Task directions »
Give all the lines below again, exactly, with no pictures.

***** Information shown *****

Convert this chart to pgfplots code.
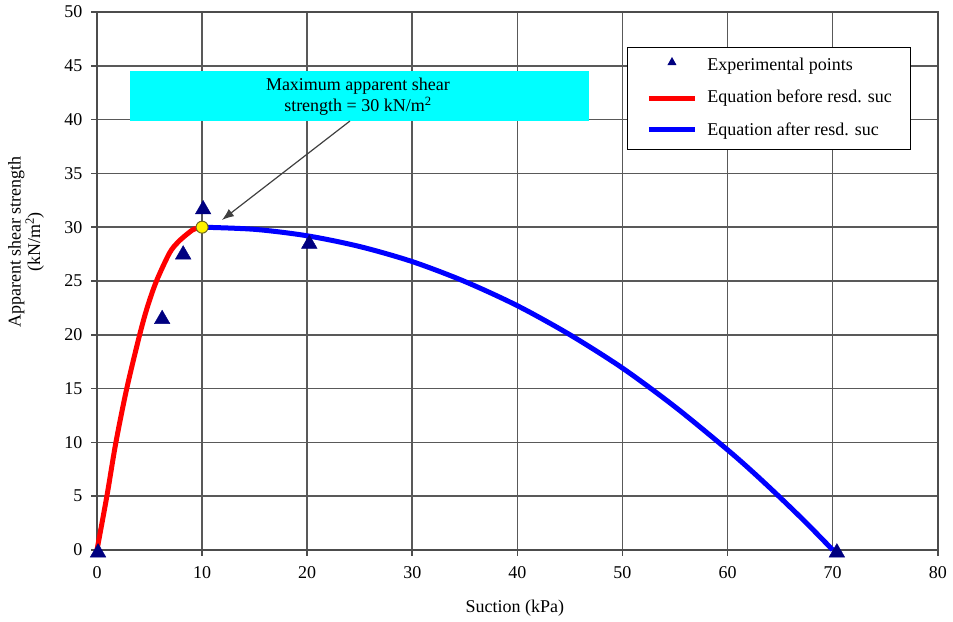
\documentclass[border=0pt]{standalone}
\usepackage{fontspec}
\setmainfont{Liberation Serif}
\usepackage{pgfplots}
\pgfplotsset{compat=1.18}
\usetikzlibrary{arrows.meta}
\definecolor{navyc}{HTML}{000080}
\definecolor{cyanbox}{HTML}{00FFFF}
\begin{document}
\begin{tikzpicture}
\begin{axis}[
  scale only axis, width=841pt, height=538pt,
  xmin=0, xmax=80, ymin=0, ymax=50,
  xtick={0,10,...,80}, ytick={0,5,...,50},
  grid=major, major grid style={black!65, line width=1.6pt},
  axis line style={black!70, line width=1.6pt},
  tick pos=left, tick align=outside, major tick length=6pt,
  tick style={black!70, line width=1.6pt},
  /pgf/number format/assume math mode=true,
  ticklabel style={font=\fontsize{18}{20}\selectfont},
  xticklabel style={yshift=-7pt},
  yticklabel style={xshift=-5pt},
  label style={font=\fontsize{18}{16}\selectfont},
  xlabel={Suction (kPa)},
  ylabel={Apparent shear strength\\(kN/m\textsuperscript{2})},
  ylabel style={align=center, at={(axis description cs:-0.0844,0.5725)}, anchor=center},
  xlabel style={at={(axis description cs:0.497,-0.1078)}, anchor=center},
  clip=false,
  legend cell align=left,
  legend style={at={(axis cs:50.43,46.75)}, anchor=north west, draw=black, line width=1pt, fill=white,
    font=\fontsize{18}{20}\selectfont, inner xsep=19pt, inner ysep=9.5pt, row sep=17pt, column sep=10pt,
    nodes={inner sep=0pt, text height=12pt, text depth=4pt}},
]
\addlegendimage{legend image code/.code={\path[draw=none, fill=none] (0pt,0pt) rectangle (46pt,0pt); \fill[navyc, draw=none] (23pt,9pt) -- (18.5pt,1pt) -- (27.5pt,1pt) -- cycle;}}
\addlegendentry{Experimental points}
\addlegendimage{legend image code/.code={\draw[red, line width=5pt] (0pt,0pt) -- (46pt,0pt);}}
\addlegendentry{Equation before resd. suc}
\addlegendimage{legend image code/.code={\draw[blue, line width=5pt] (0pt,2pt) -- (46pt,2pt);}}
\addlegendentry{Equation after resd. suc}

% annotation box and arrow
\fill[cyanbox] (axis cs:3.14,39.87) rectangle (axis cs:46.8,44.5);
\node[align=center, font=\fontsize{18}{21}\selectfont, inner sep=0pt] at (axis cs:24.83,42.1)
  {Maximum apparent shear\\strength = 30 kN/m\textsuperscript{2}};
\draw[-{Latex[length=12pt,width=9pt]}, black!75, line width=1.2pt] (axis cs:24.07,39.87) -- (axis cs:11.89,30.67);

% curves
\addplot[red, line width=5pt, smooth, forget plot] coordinates {
 (0,0) (0.94,5) (1.8,10) (2.83,15) (4.06,20) (4.8,22.6) (5.66,25) (6.9,27.6) (7.7,28.6) (8.5,29.3) (9.2,29.8) (10,30)};
\addplot[blue, line width=5pt, smooth, forget plot] coordinates {
 (10,30) (15,29.8) (20,29.2) (25,28.2) (30,26.8) (35,24.95) (40,22.7) (45,20.0) (50,16.9) (55,13.3) (60,9.3) (62.5,7.15) (65,4.87) (67.5,2.5) (70,0)};

% experimental points
\addplot[only marks, mark=triangle*, mark size=9pt, mark options={navyc, fill=navyc}, forget plot] coordinates {
 (0.1,-0.25) (6.2,21.45) (8.2,27.45) (10.1,31.65) (20.2,28.45) (70.4,-0.25)};

% maximum point
\addplot[only marks, mark=*, mark size=6pt, mark options={fill=yellow, draw=olive!70!black, line width=1pt}, forget plot] coordinates {(10,30)};

\coordinate (bl) at (axis cs:-9.23,-6.69);
\coordinate (tr) at (axis cs:81.45,51.12);
\end{axis}
\path (bl) rectangle (tr);
\end{tikzpicture}
\end{document}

*****

Complete answer »
Convert this chart to pgfplots code.
\documentclass[border=0pt]{standalone}
\usepackage{fontspec}
\setmainfont{Liberation Serif}
\usepackage{pgfplots}
\pgfplotsset{compat=1.18}
\usetikzlibrary{arrows.meta}
\definecolor{navyc}{HTML}{000080}
\definecolor{cyanbox}{HTML}{00FFFF}
\begin{document}
\begin{tikzpicture}
\begin{axis}[
  scale only axis, width=841pt, height=538pt,
  xmin=0, xmax=80, ymin=0, ymax=50,
  xtick={0,10,...,80}, ytick={0,5,...,50},
  grid=major, major grid style={black!65, line width=1.6pt},
  axis line style={black!70, line width=1.6pt},
  tick pos=left, tick align=outside, major tick length=6pt,
  tick style={black!70, line width=1.6pt},
  /pgf/number format/assume math mode=true,
  ticklabel style={font=\fontsize{18}{20}\selectfont},
  xticklabel style={yshift=-7pt},
  yticklabel style={xshift=-5pt},
  label style={font=\fontsize{18}{16}\selectfont},
  xlabel={Suction (kPa)},
  ylabel={Apparent shear strength\\(kN/m\textsuperscript{2})},
  ylabel style={align=center, at={(axis description cs:-0.0844,0.5725)}, anchor=center},
  xlabel style={at={(axis description cs:0.497,-0.1078)}, anchor=center},
  clip=false,
  legend cell align=left,
  legend style={at={(axis cs:50.43,46.75)}, anchor=north west, draw=black, line width=1pt, fill=white,
    font=\fontsize{18}{20}\selectfont, inner xsep=19pt, inner ysep=9.5pt, row sep=17pt, column sep=10pt,
    nodes={inner sep=0pt, text height=12pt, text depth=4pt}},
]
\addlegendimage{legend image code/.code={\path[draw=none, fill=none] (0pt,0pt) rectangle (46pt,0pt); \fill[navyc, draw=none] (23pt,9pt) -- (18.5pt,1pt) -- (27.5pt,1pt) -- cycle;}}
\addlegendentry{Experimental points}
\addlegendimage{legend image code/.code={\draw[red, line width=5pt] (0pt,0pt) -- (46pt,0pt);}}
\addlegendentry{Equation before resd. suc}
\addlegendimage{legend image code/.code={\draw[blue, line width=5pt] (0pt,2pt) -- (46pt,2pt);}}
\addlegendentry{Equation after resd. suc}

% annotation box and arrow
\fill[cyanbox] (axis cs:3.14,39.87) rectangle (axis cs:46.8,44.5);
\node[align=center, font=\fontsize{18}{21}\selectfont, inner sep=0pt] at (axis cs:24.83,42.1)
  {Maximum apparent shear\\strength = 30 kN/m\textsuperscript{2}};
\draw[-{Latex[length=12pt,width=9pt]}, black!75, line width=1.2pt] (axis cs:24.07,39.87) -- (axis cs:11.89,30.67);

% curves
\addplot[red, line width=5pt, smooth, forget plot] coordinates {
 (0,0) (0.94,5) (1.8,10) (2.83,15) (4.06,20) (4.8,22.6) (5.66,25) (6.9,27.6) (7.7,28.6) (8.5,29.3) (9.2,29.8) (10,30)};
\addplot[blue, line width=5pt, smooth, forget plot] coordinates {
 (10,30) (15,29.8) (20,29.2) (25,28.2) (30,26.8) (35,24.95) (40,22.7) (45,20.0) (50,16.9) (55,13.3) (60,9.3) (62.5,7.15) (65,4.87) (67.5,2.5) (70,0)};

% experimental points
\addplot[only marks, mark=triangle*, mark size=9pt, mark options={navyc, fill=navyc}, forget plot] coordinates {
 (0.1,-0.25) (6.2,21.45) (8.2,27.45) (10.1,31.65) (20.2,28.45) (70.4,-0.25)};

% maximum point
\addplot[only marks, mark=*, mark size=6pt, mark options={fill=yellow, draw=olive!70!black, line width=1pt}, forget plot] coordinates {(10,30)};

\coordinate (bl) at (axis cs:-9.23,-6.69);
\coordinate (tr) at (axis cs:81.45,51.12);
\end{axis}
\path (bl) rectangle (tr);
\end{tikzpicture}
\end{document}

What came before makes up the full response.